● The problem: Would you print the records below from the first line through the line containing "from matplotlib.path import Path", skipping the pictures?

-- begin Records to use --

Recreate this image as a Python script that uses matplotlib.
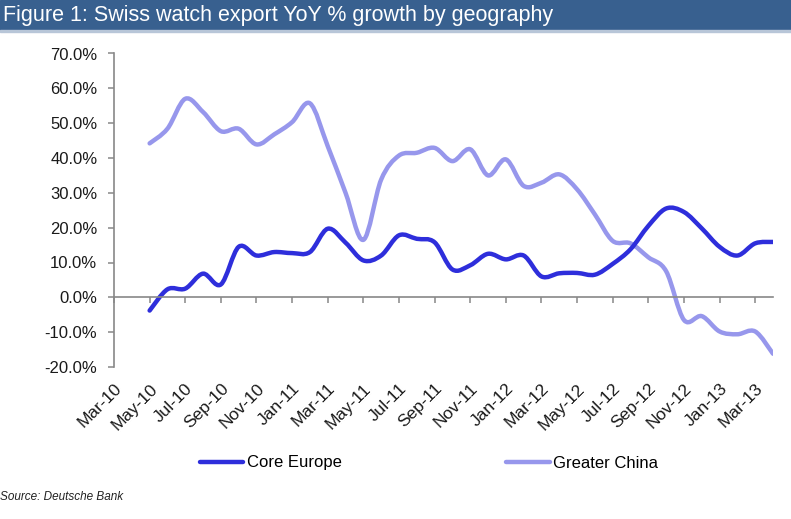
"""Swiss watch export YoY % growth by geography (Deutsche Bank figure)."""
import matplotlib
matplotlib.use("Agg")
import matplotlib.pyplot as plt
import numpy as np
from matplotlib.lines import Line2D
from matplotlib.patches import PathPatch, Rectangle
from matplotlib.path import Path

# monthly series, May-10 .. Apr-13 (axis starts at Mar-10)
first_index = 2
core_europe = [-3.8, 2.3, 2.5, 6.8, 3.7, 14.5, 12.0, 13.0, 12.7, 13.0, 19.7, 15.7,
               10.6, 12.0, 17.8, 16.8, 15.8, 8.0, 9.2, 12.5, 10.9, 12.0, 6.0, 6.9,
               7.0, 6.5, 9.6, 13.8, 20.5, 25.5, 24.5, 19.8, 14.5, 12.0, 15.5, 15.9]
greater_china = [44.2, 48.4, 57.0, 53.2, 47.7, 48.4, 43.9, 46.8, 50.3, 55.7, 43.4, 30.0,
                 16.5, 33.8, 40.7, 41.5, 42.9, 39.1, 42.5, 35.0, 39.6, 32.0, 32.9, 35.3,
                 31.0, 23.8, 16.2, 15.5, 11.5, 7.5, -6.5, -5.4, -9.8, -10.6, -9.8, -16.2]
tick_labels = ["Mar-10", "May-10", "Jul-10", "Sep-10", "Nov-10", "Jan-11", "Mar-11",
               "May-11", "Jul-11", "Sep-11", "Nov-11", "Jan-12", "Mar-12", "May-12",
               "Jul-12", "Sep-12", "Nov-12", "Jan-13", "Mar-13"]
n_months = 38  # Mar-10 .. Apr-13

W, H = 791, 519
plt.rcParams["font.family"] = ["Liberation Sans", "DejaVu Sans"]


def smooth_path(x, y):
    """Excel-style smoothed line as cubic Bezier segments through the data."""
    pts = np.column_stack([x, y]).astype(float)
    ext = np.vstack([pts[0], pts, pts[-1]])
    verts = [pts[0]]
    codes = [Path.MOVETO]
    for i in range(len(pts) - 1):
        p0, p1, p2, p3 = ext[i], ext[i + 1], ext[i + 2], ext[i + 3]
        verts += [p1 + (p2 - p0) / 6, p2 - (p3 - p1) / 6, p2]
        codes += [Path.CURVE4] * 3
    return Path(verts, codes)


fig = plt.figure(figsize=(W / 100, H / 100), dpi=100)

# title bar
fig.patches.append(Rectangle((0, 1 - 30 / H), 1, 30 / H, transform=fig.transFigure,
                             color="#38608F", zorder=0))
fig.patches.append(Rectangle((0, 1 - 32 / H), 1, 2 / H, transform=fig.transFigure,
                             color="#B8C6D8", zorder=0))
fig.text(3 / W, 1 - 16 / H, "Figure 1: Swiss watch export YoY % growth by geography",
         color="white", fontsize=15.5, va="center", ha="left")

ax = fig.add_axes([114 / W, 1 - 367 / H, (773 - 114) / W, (367 - 53.5) / H])

x = np.arange(first_index, first_index + len(core_europe))
dark = "#2E2EDB"
light = "#9797EC"
for values, color in [(greater_china, light), (core_europe, dark)]:
    patch = PathPatch(smooth_path(x, values), facecolor="none", edgecolor=color,
                      lw=3.2, capstyle="round", joinstyle="round")
    ax.add_patch(patch)

ax.set_xlim(0, n_months - 1)
ax.set_ylim(-20, 70)
yt = np.arange(-20, 71, 10)
ax.set_yticks(yt, [f"{v:.1f}%" for v in yt])

grey = "#888888"
for side in ("top", "right"):
    ax.spines[side].set_visible(False)
ax.spines["left"].set_color(grey)
ax.spines["left"].set_linewidth(1.2)
ax.spines["bottom"].set_position(("data", 0))
ax.spines["bottom"].set_color(grey)
ax.spines["bottom"].set_linewidth(1.2)

tick_pos = np.arange(0, n_months - 1, 2)
ax.set_xticks(tick_pos)
ax.tick_params(axis="x", direction="out", length=4, width=1.1, color=grey, labelbottom=False)
ax.tick_params(axis="y", direction="out", length=4, width=1.1, color=grey, pad=8,
               labelsize=12, labelcolor="#1A1A1A")

sec = ax.secondary_xaxis("bottom")
sec.spines["bottom"].set_visible(False)
sec.set_xticks(tick_pos, tick_labels, rotation=45, ha="right", va="top",
               rotation_mode="anchor")
sec.tick_params(axis="x", length=0, pad=10, labelsize=12.5, labelcolor="#1A1A1A")

handles = [Line2D([], [], color=dark, lw=3.2, solid_capstyle="round"),
           Line2D([], [], color=light, lw=3.2, solid_capstyle="round")]
fig.legend(handles, ["Core Europe", "Greater China"], loc="center",
           bbox_to_anchor=(429 / W, 1 - 463 / H), ncol=2, frameon=False, fontsize=12,
           handlelength=2.6, handletextpad=0.2, columnspacing=9.9)

fig.text(0, 1 - 497 / H, "Source: Deutsche Bank", fontsize=8.5, style="italic",
         va="center", ha="left", color="#222222")

fig.savefig("out.png", dpi=100)
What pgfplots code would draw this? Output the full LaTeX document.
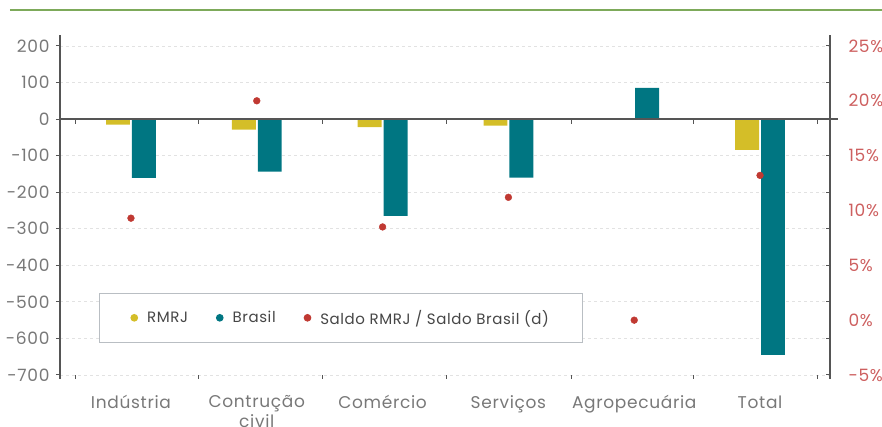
\documentclass[border=0pt]{standalone}
\usepackage{fontspec}
\setmainfont{Poppins}[LetterSpace=4]
\usepackage{pgfplots}
\pgfplotsset{compat=1.18}
\definecolor{rmrj}{RGB}{212,190,40}
\definecolor{brasil}{RGB}{0,118,130}
\definecolor{dotred}{RGB}{192,57,50}
\definecolor{rlab}{RGB}{205,95,95}
\definecolor{tlab}{RGB}{120,120,120}
\definecolor{axgray}{RGB}{85,85,85}
\definecolor{gridc}{RGB}{226,226,226}
\definecolor{leggray}{RGB}{185,190,195}
\definecolor{legtext}{RGB}{70,70,70}
\definecolor{topgreen}{RGB}{125,170,90}
\begin{document}
\begin{tikzpicture}
\begin{axis}[name=main,
  scale only axis, width=770pt, height=344pt,
  xmin=-0.564, xmax=5.556, ymin=-711, ymax=230,
  clip=false,
  axis y line*=left, axis x line*=bottom,
  x axis line style={draw=none},
  y axis line style={axgray, line width=1.2pt},
  ytick={-700,-600,...,200},
  ymajorgrids, grid style={gridc, dashed, line width=0.8pt},
  y tick style={axgray, line width=1pt}, 
  y tick label style={font=\fontsize{17}{20}\selectfont, text=tlab, xshift=-3pt},
  ytick align=outside, major tick length=4pt,
  xtick={-0.437,0.54,1.526,2.51,3.50,4.475,5.46},
  xticklabels={},
  x tick style={axgray, line width=1pt},
  xtick align=inside,
  extra x ticks={0,1,2,3,4,5},
  extra x tick labels={Indústria,Contrução\\civil,Comércio,Serviços,Agropecuária,Total},
  extra x tick style={major tick length=0pt, xmajorgrids=false},
  x tick label style={font=\fontsize{17}{20}\selectfont, text=tlab, align=center, anchor=north, yshift=-13pt},
  yticklabel={\pgfmathprintnumber{\tick}},
  /pgf/number format/assume math mode=true,
]
\addplot[ybar, bar width=0.19, bar shift=-0.103, fill=rmrj, draw=none]
  coordinates {(0,-15) (1,-29) (2,-22) (3,-18) (4,0) (5,-84)};
\addplot[ybar, bar width=0.19, bar shift=0.103, fill=brasil, draw=none]
  coordinates {(0,-161) (1,-144) (2,-265) (3,-160) (4,85) (5,-645)};
\draw[axgray, line width=1.2pt] (axis cs:-0.564,0) -- (axis cs:5.62,0);
\pgfplotsinvokeforeach{-0.437,0.54,1.526,2.51,3.50,4.475,5.46}{
  \draw[axgray, line width=1pt] (axis cs:#1,0) -- ([yshift=-5pt]axis cs:#1,0);
}
\end{axis}
\begin{axis}[
  scale only axis, width=770pt, height=344pt,
  xmin=-0.564, xmax=5.556, ymin=-5.365, ymax=26.0,
  clip=false,
  axis y line*=right, axis x line=none,
  y axis line style={axgray, line width=1.2pt},
  ytick={-5,0,...,25},
  yticklabel={\pgfmathprintnumber{\tick}\%},
  /pgf/number format/assume math mode=true,
  y tick label style={font=\fontsize{17}{20}\selectfont, text=rlab, xshift=15pt},
  major tick length=0pt,
  extra y ticks={-5,-1.6667,1.6667,5,8.3333,11.6667,15,18.3333,21.6667,25},
  extra y tick labels={},
  extra y tick style={major tick length=4pt, ytick align=inside, y tick style={axgray, line width=1pt}},
  legend style={at={(0.0506,0.25)}, anchor=north west, draw=leggray, line width=1pt, fill=white,
    font=\fontsize{15}{18}\selectfont, text=legtext, inner xsep=31pt, inner ysep=14.5pt},
  legend columns=3,
  legend cell align=left,
  /tikz/every even column/.append style={column sep=26pt},
  /tikz/every odd column/.append style={column sep=7pt},
]
\addlegendimage{legend image code/.code={\fill[rmrj] (0.45em,0) circle (3.3pt);}}
\addlegendentry{RMRJ}
\addlegendimage{legend image code/.code={\fill[brasil] (0.45em,0) circle (3.3pt);}}
\addlegendentry{Brasil}
\addplot[only marks, mark=*, mark size=3.4pt, color=dotred,
  legend image code/.code={\fill[dotred] (0.45em,0) circle (3.3pt);}]
  coordinates {(0,9.3) (1,20.0) (2,8.5) (3,11.2) (4,0.0) (5,13.2)};
\addlegendentry{Saldo RMRJ / Saldo Brasil (d)}
\end{axis}
\draw[topgreen, line width=2pt] (main.south west) ++(-50pt,369pt) -- ++(872pt,0);
\pgfresetboundingbox
\path (main.south west) ++(-60pt,-48pt) rectangle ++(882pt,427pt);
\end{tikzpicture}
\end{document}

-- end Records to use --

● The answer:
Recreate this image as a Python script that uses matplotlib.
"""Swiss watch export YoY % growth by geography (Deutsche Bank figure)."""
import matplotlib
matplotlib.use("Agg")
import matplotlib.pyplot as plt
import numpy as np
from matplotlib.lines import Line2D
from matplotlib.patches import PathPatch, Rectangle
from matplotlib.path import Path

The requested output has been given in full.